# How to get curls with velcro rollers



## MAC_addiction<3 (Oct 10, 2008)

I fell in lovee with this girls hair & when i asked her how she did it she told me she washes and drys her hair and then puts it in velcro rollers for around 4 hours/as long as possible. She then takes the rollers out, sprays it with hairspray, backcombs it a bit and its done. Ive no problem with the backcombing/teasing aspect but when i tried this exact routine the velcro rollers did nothing for my hair at all! My hair came out straight, maybe a bit more volumised but there was not a curl in sight! her hair was ringlet curled so nicely i didn't understand where i went wrong. My rollers were fairly big so what size rollers would i need to achieve curls like this:







Thankss for your helpp 
	

	
	
		
		

		
		
	


	



<33 *xox*


----------



## user79 (Oct 10, 2008)

Maybe she meant hot rollers with a velcro or felt lining? Those def look like hot roller curls. Maybe try rolling the hair up on smaller size velcro rollers, and then using a blowdryer with a diffuser on the front, low speed setting but high heat and heat up the hair on the rollers that way, then let them cool. You might also try a curl activating spray or product...


----------



## GlossyAbby (Oct 10, 2008)

when I use velcro cirlers I put them in my hair wet then let it dry and get curls


----------



## 3773519 (Oct 10, 2008)

Putting the rollers with the hair wet and letting them dry like that sounds like it might work better.I actually have curly hair but i hate my curls because they grow in straight from the root and then they get wavy and then they get real curly at the bottom. So when i do want a curly look i use a curling iron. But i have hear lots about the velcro rollers but im scared it would just make my hair a bit mess since im not sure what to do with my hair EVER!


----------



## RoseyPosey (Oct 10, 2008)

i have BIG velcro rollers, and those dont give curls, just volume, unless you have long hair and just want the ends to kind of curl "under".

so i bought the smallest velcro rollers my Target carried, and put them in my hair wet and used my hairdryer with the diffuser to dry it fast, and i got ringlets.
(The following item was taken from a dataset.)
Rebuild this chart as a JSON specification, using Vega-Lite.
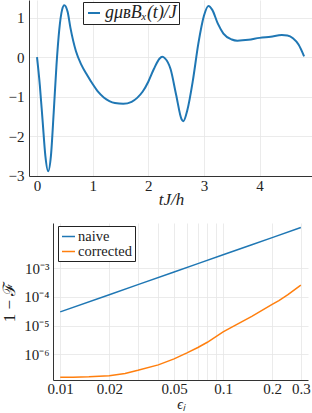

You cant put them in dry hair that get that effect, you need to put them in wet and let them dry or dry them then take themout when they h ave COMPLETELy cooled. 

spray with hairspray, fix peices/backcomb where you want and

VIOLA! done!


----------



## MAC_addiction<3 (Oct 10, 2008)

Quote:

   Originally Posted by *RoseyPosey* 

 
_i have BIG velcro rollers, and those dont give curls, just volume, unless you have long hair and just want the ends to kind of curl "under".

so i bought the smallest velcro rollers my Target carried, and put them in my hair wet and used my hairdryer with the diffuser to dry it fast, and i got ringlets.

You cant put them in dry hair that get that effect, you need to put them in wet and let them dry or dry them then take themout when they h ave COMPLETELy cooled. 

spray with hairspray, fix peices/backcomb where you want and

VIOLA! done!_

 

what size are the small rollers that worked for you?
x


----------



## MAC_addiction<3 (Oct 10, 2008)

i always thought of the smallest rollers as being the ones my nan uses and was scared i was going to get a curl flat to my head like she gets when she uses them lol but i don't think she uses velcro rollers


----------



## RoseyPosey (Oct 10, 2008)

Quote:

   Originally Posted by *MAC_addiction<3* 

 
_what size are the small rollers that worked for you?
x_

 

lemme see if i can find them on the site...well i couldnt, because they are so cheap they dont even advertise them lol.

they are like 1/4 inch thick i think. lemme see if i can find any link, well i think they are the 21mm size ones. they are tiny.

Like i said, i just got out of the shower, towel dried my hair as much as possible, sprayed my roots with volumizer, put some mouse in my hair, then rolled my whole head, roll them side wise, not "under". blow hair with dryer to dry them faster and leave them in as long as possible, only take them out when they are COMPLETELT DRY AND COOL. set with hair spray. i run my fingers through them to loosen them up a bit and i flat iron my top shrotest layer and curl it under and style my bangs. 

ALSO, i use a FINE MIST hairspray by tressemme. it doesnt weigh the curls down.

eta: it may have been the 24mm size ones. regaurdless, it was the smallest ones my Target had but i can also purchase them at my local walgreens (drugstore)

you could probably find them at a local beauty supply store as well.


----------



## MACLovin (Oct 10, 2008)

I haven't tried velcro rollers yet, but I bought some the other day.. I'd try doing it when your hair is damp, not wet. Use some kind of 'setting' product, maybe like a light spray gel or styling cream, that way it kind of holds the curl without being crunchy.


----------



## MAC_addiction<3 (Oct 10, 2008)

Quote:

   Originally Posted by *RoseyPosey* 

 
_lemme see if i can find them on the site...well i couldnt, because they are so cheap they dont even advertise them lol.

they are like 1/4 inch thick i think. lemme see if i can find any link, well i think they are the 21mm size ones. they are tiny.

Like i said, i just got out of the shower, towel dried my hair as much as possible, sprayed my roots with volumizer, put some mouse in my hair, then rolled my whole head, roll them side wise, not "under". blow hair with dryer to dry them faster and leave them in as long as possible, only take them out when they are COMPLETELT DRY AND COOL. set with hair spray. i run my fingers through them to loosen them up a bit and i flat iron my top shrotest layer and curl it under and style my bangs. 

ALSO, i use a FINE MIST hairspray by tressemme. it doesnt weigh the curls down.

eta: it may have been the 24mm size ones. regaurdless, it was the smallest ones my Target had but i can also purchase them at my local walgreens (drugstore)

you could probably find them at a local beauty supply store as well._

 
Thanks, i live in the UK so i don't have any of the shops you have but im sure i can find those size somewhere!
x


----------